The design should become reviewable before the stack begins.
The Prompt I Would Actually Use
For a large feature in an existing codebase, I would not ask the agent to go straight from plan to implementation. I would ask for the fence explicitly:
Convert your implementation plan into a human-reviewable design artifact. Do not optimize for your own continuation. Optimize for a senior engineer deciding whether this belongs in this codebase. Identify the data model, ownership boundaries, local conventions, PR stack, dependencies between PRs, risks, and the earliest decisions that would be expensive to reverse. Keep it short enough to review.
The prompt will not save you by itself. The model can still make the artifact too generic. It can still sound more certain than it should. It can still miss the old scar in the codebase that every human reviewer remembers.
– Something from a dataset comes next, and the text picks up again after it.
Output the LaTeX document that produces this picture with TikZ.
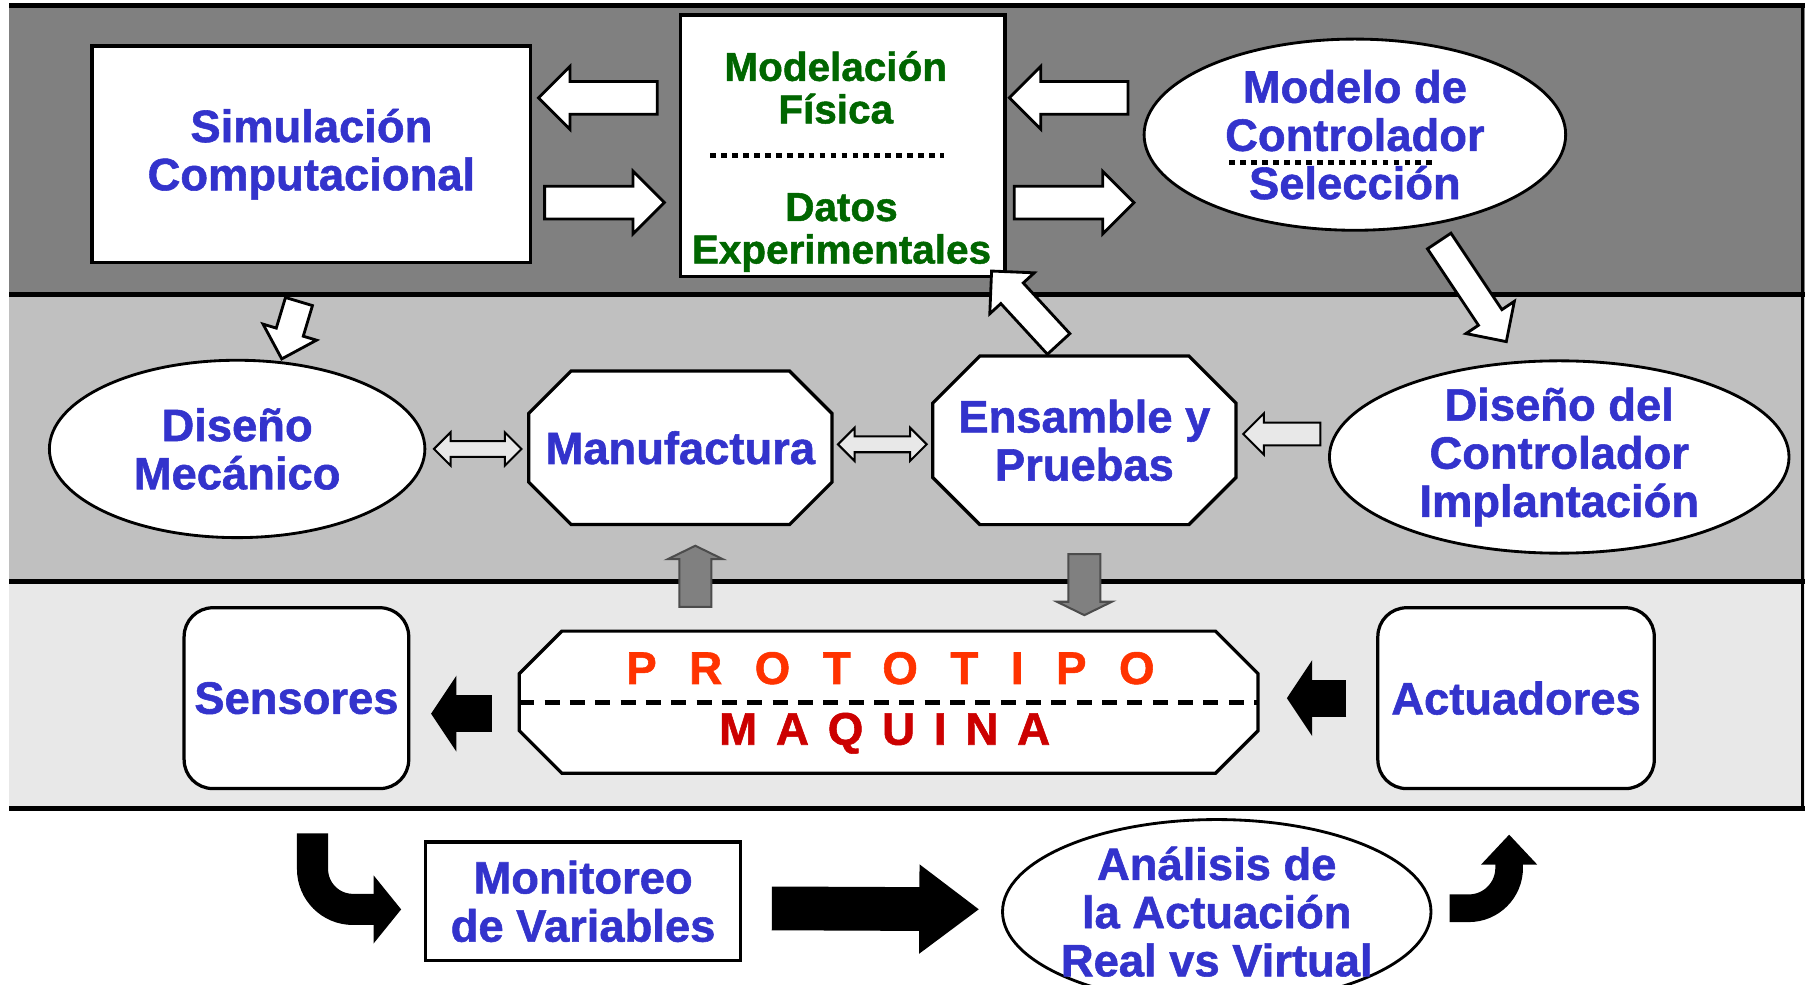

But it changes the target.
The model is no longer writing memory for itself. It is writing a judgment surface for humans.
That distinction is where a lot of AI coding workflow still feels immature to me. Agents are getting better at producing internal working context: plans, todos, ledgers, scratch files, implementation notes. Those artifacts help the agent keep moving.
But teams do not only need movement.
They need to decide whether the movement is good.
The missing fence between AI plans and PR stacks is one example of that mismatch. The model thinks it has planned. The author thinks the work is ready to slice. The reviewer receives a PR and has to recover the design from the implementation.
We can do better than that.
Before the stack begins, make the expensive decision visible.
That is how AI-assisted development becomes easier to review instead of merely faster to generate.